産後パパ育休は、男性の育児休業取得を促進するために男性の育児休業取得ニーズが高い子の出生直後の時期に、これまでの育児休業よりも柔軟で取得しやすい枠組みとして創設されました。

 

産後パパ育休は、産後休業をしていない労働者が、原則出生後8週間以内の子を養育するために取得する休業です。主に男性が対象ですが、養子等の場合は女性も対象になります。また、配偶者が専業主婦(夫)でも取得可能です。

対象期間

子の出生後8週間以内に4週間(28日)までが対象期間です。
この4週間は分割して取得することが可能ですが、初めにまとめて労働者より申し出ることが必要です。
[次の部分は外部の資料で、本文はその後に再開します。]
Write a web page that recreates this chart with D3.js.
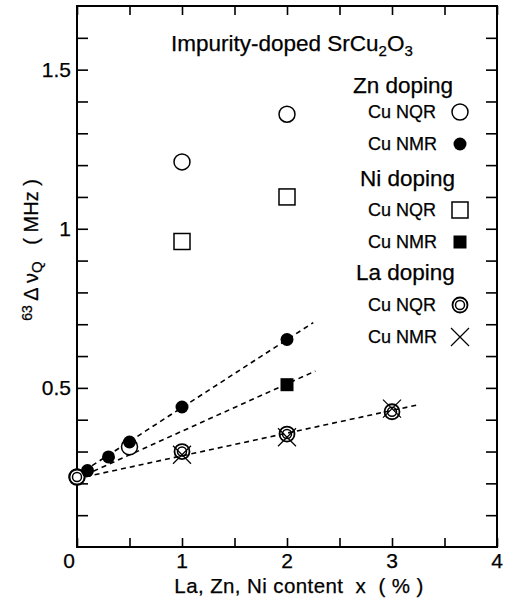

(初めにまとめて申し出ない場合は、事業主が後から行われた申出を拒むことができます。)
申出期間は原則休業の2週間前までです。出産予定日前に子が出生した等の場合は、1週間前までとなります。(労使協定により申出期間を1か月前とすることも可能です)

新たな制度

また現行制度はなかった休業中の就業が可能になります。
労使協定を締結している場合に限り、労働者が合意した範囲※で休業中に就業することが可能です。
※範囲の上限
・休業期間中の所定労働日の半分・所定労働時間の半分
・休業開始・終了予定日を就業日とする場合は当該日の所定労働時間数未満

従来の育児休業と同様、労働者が容易に取得できるよう、事業所にあらかじめ制度を導入し、就業規則や労使協定の整備など必要な措置を講じておかなければなりません。

 

まとめ

男性の育児休業取得率は、令和元年では7.48%でしたが令和2年度では12.65%と近年、徐々に上昇傾向にあります。
これまでの育児休業制度では、事情の異なるご家庭ごとに適した育児休業を取ることが難しい状況でしたが、10月から施行される育児休業の分割取得と産後パパ育休ではより柔軟に育児休業を取得することが可能となります。
企業としては規程の整備や本人とやり取りするフロー、社内様式の整備、各種社会保険の対応などが必要となるかと思いますが、男女問わず社員に育児休業の選択肢を示せる体制をご検討されてはと思います。